Problem requirements:
Collect all lines containing the word "this" from the data.

* * * *

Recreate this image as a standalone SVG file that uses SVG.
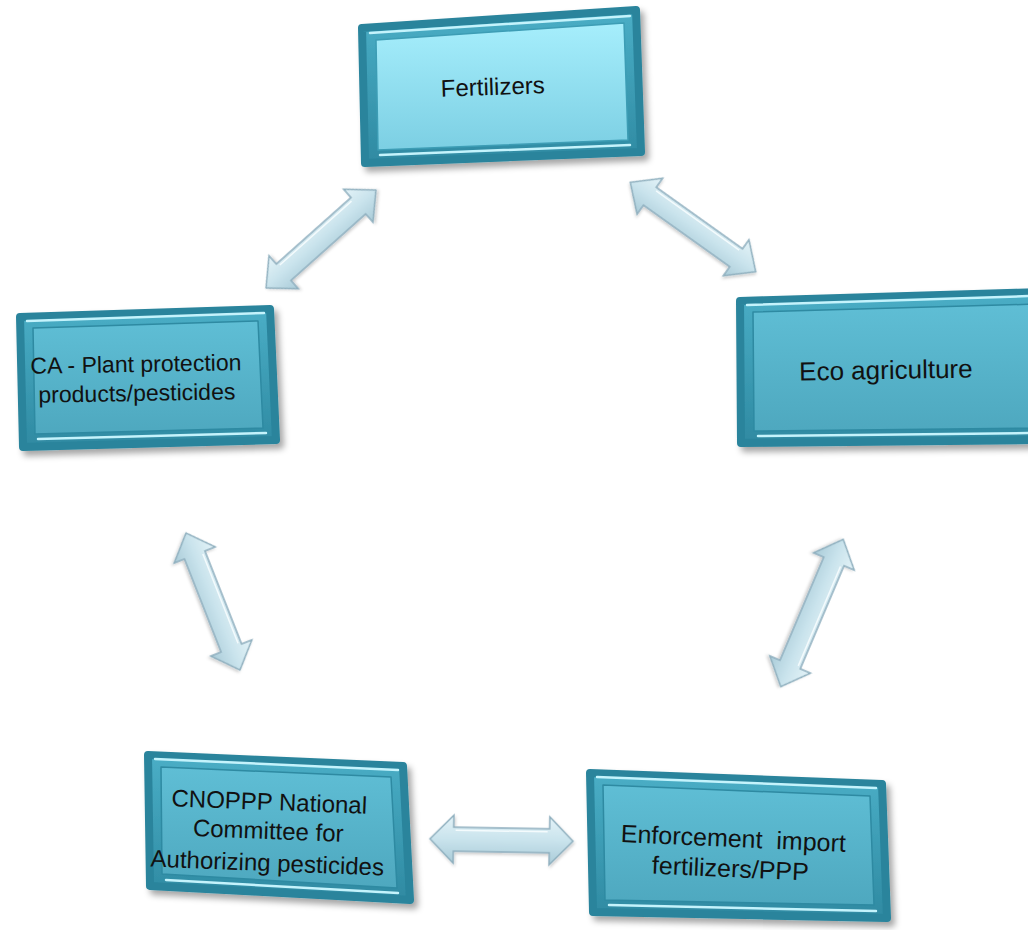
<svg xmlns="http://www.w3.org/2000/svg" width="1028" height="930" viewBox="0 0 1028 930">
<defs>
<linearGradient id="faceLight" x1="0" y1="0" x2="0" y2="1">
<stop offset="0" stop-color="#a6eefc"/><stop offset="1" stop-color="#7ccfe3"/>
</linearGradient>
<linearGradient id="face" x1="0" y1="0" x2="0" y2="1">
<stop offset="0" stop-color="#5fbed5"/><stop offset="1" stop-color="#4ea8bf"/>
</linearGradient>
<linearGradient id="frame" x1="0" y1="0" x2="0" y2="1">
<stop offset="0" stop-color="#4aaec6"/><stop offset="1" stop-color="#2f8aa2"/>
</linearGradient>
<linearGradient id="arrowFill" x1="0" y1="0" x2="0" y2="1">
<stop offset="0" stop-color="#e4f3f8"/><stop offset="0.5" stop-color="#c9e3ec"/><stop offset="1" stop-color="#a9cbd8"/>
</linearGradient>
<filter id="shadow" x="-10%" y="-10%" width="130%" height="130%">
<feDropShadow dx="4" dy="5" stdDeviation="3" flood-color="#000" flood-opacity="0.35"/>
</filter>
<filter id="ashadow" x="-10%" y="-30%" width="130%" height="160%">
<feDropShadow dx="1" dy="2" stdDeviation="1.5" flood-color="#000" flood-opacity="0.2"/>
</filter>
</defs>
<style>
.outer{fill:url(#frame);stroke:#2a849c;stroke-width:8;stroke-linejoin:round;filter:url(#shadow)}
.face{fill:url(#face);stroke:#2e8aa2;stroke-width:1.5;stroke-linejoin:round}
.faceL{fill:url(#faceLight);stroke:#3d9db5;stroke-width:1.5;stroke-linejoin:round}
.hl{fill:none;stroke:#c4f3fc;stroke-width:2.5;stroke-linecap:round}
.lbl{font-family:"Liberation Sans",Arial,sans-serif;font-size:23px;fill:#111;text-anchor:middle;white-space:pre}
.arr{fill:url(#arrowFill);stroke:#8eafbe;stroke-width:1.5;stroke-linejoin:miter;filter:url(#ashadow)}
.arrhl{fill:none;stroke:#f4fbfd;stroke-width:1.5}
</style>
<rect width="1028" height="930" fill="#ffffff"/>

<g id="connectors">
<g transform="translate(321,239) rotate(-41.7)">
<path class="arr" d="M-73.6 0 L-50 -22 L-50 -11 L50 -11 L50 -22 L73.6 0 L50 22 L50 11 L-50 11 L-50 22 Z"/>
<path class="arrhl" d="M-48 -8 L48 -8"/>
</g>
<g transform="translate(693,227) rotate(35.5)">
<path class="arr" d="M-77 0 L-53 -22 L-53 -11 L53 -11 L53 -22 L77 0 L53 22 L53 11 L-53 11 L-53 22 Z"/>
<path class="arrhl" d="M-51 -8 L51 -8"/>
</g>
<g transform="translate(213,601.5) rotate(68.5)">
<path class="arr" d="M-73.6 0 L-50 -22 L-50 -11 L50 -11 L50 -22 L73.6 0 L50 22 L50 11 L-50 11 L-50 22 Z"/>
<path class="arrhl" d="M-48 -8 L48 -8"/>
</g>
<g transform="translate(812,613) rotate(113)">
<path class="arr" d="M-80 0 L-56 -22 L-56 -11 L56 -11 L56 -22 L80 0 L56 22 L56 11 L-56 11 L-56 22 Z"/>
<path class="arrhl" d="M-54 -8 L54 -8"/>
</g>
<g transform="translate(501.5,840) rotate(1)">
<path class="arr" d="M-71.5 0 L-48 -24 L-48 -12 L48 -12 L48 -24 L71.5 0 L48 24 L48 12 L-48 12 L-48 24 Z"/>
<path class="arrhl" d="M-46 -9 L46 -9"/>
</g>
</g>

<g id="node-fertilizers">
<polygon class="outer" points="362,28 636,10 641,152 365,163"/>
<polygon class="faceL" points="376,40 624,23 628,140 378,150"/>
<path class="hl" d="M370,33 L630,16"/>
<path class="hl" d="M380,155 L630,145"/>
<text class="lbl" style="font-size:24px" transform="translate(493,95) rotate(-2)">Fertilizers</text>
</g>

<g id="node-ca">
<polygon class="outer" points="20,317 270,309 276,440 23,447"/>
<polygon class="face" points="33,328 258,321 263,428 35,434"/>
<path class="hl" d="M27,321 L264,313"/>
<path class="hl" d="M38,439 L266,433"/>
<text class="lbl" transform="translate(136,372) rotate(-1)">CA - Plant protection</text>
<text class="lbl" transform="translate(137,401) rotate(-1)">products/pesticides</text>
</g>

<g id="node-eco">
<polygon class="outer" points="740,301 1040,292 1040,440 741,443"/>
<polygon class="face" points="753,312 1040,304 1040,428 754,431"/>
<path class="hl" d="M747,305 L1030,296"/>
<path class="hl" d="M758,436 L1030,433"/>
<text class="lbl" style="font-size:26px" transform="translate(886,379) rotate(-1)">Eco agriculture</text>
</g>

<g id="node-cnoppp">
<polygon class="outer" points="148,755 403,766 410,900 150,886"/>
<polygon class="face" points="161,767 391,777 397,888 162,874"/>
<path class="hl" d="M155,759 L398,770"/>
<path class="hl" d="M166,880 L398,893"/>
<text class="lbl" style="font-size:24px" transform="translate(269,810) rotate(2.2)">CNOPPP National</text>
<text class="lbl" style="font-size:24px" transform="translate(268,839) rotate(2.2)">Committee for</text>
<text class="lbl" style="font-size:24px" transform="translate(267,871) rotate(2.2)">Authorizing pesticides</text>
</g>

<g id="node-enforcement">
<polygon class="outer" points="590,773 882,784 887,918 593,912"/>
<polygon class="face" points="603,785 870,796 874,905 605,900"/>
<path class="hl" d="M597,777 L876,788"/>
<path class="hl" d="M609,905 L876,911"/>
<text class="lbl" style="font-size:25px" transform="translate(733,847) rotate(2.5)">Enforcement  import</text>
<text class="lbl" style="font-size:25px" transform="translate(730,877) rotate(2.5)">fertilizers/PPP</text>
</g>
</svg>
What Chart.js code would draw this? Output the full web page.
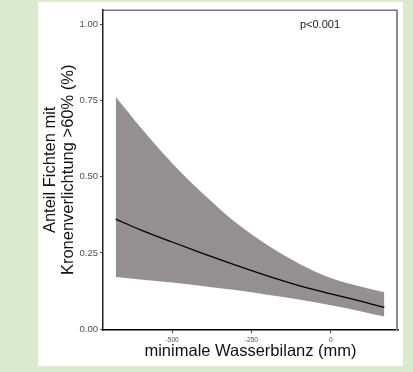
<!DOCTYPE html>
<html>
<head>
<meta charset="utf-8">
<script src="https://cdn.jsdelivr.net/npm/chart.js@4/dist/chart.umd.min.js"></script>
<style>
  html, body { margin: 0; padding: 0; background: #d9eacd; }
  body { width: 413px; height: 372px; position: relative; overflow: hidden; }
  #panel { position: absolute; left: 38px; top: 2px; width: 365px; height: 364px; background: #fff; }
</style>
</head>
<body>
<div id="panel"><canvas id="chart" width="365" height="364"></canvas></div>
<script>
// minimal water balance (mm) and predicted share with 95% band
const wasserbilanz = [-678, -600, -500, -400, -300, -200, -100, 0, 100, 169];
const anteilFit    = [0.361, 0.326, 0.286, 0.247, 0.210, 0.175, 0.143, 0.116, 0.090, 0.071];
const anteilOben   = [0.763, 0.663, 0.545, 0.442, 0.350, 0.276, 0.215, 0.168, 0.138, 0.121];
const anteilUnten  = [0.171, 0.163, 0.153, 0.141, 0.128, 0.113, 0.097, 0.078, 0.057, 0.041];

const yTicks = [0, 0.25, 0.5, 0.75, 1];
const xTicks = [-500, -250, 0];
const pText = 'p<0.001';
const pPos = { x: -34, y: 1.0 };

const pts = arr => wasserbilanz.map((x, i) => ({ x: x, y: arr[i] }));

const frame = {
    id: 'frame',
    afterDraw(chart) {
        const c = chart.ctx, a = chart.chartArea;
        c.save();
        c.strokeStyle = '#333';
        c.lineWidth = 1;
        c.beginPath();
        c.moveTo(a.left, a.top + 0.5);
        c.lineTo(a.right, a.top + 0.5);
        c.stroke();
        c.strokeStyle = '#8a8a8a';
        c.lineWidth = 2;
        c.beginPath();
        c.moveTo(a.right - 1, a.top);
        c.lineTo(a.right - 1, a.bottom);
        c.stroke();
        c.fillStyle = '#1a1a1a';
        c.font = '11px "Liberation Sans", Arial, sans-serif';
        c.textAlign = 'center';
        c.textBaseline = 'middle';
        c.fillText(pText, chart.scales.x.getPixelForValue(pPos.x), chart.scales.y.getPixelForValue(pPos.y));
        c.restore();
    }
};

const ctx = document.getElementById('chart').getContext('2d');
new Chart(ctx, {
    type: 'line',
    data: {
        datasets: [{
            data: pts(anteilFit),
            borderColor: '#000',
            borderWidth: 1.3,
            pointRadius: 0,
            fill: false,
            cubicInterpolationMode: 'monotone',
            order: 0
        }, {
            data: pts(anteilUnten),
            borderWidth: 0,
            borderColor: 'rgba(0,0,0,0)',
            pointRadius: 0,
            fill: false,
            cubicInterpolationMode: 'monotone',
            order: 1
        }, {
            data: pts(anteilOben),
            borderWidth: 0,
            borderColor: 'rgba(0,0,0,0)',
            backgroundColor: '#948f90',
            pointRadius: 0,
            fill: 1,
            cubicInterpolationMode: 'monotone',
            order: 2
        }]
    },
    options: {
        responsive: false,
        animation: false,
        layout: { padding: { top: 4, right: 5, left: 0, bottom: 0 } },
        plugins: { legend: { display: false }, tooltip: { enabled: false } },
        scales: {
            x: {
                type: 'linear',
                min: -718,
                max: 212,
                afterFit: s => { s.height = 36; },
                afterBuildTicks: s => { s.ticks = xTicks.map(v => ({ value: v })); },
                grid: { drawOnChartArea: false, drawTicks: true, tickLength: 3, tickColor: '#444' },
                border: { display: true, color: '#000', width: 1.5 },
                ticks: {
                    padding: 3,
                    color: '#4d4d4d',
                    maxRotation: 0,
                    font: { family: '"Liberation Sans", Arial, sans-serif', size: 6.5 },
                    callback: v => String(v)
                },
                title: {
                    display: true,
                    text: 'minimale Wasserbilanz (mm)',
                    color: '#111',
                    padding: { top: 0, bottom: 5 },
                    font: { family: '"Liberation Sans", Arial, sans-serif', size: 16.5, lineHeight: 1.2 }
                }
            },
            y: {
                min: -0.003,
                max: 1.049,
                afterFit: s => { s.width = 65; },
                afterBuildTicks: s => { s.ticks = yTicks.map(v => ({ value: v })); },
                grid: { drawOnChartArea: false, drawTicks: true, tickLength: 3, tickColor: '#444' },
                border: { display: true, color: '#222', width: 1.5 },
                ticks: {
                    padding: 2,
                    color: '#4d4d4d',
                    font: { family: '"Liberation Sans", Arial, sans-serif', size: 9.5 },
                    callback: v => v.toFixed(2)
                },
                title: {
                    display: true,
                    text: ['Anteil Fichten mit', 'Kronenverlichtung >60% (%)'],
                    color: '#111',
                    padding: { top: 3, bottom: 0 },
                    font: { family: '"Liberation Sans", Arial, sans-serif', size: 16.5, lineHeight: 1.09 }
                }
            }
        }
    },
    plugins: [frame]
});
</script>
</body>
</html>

* * * *

Solved problem:
Recreate this image as a standalone SVG file that uses SVG.
What Chart.js code would draw this? Output the full web page.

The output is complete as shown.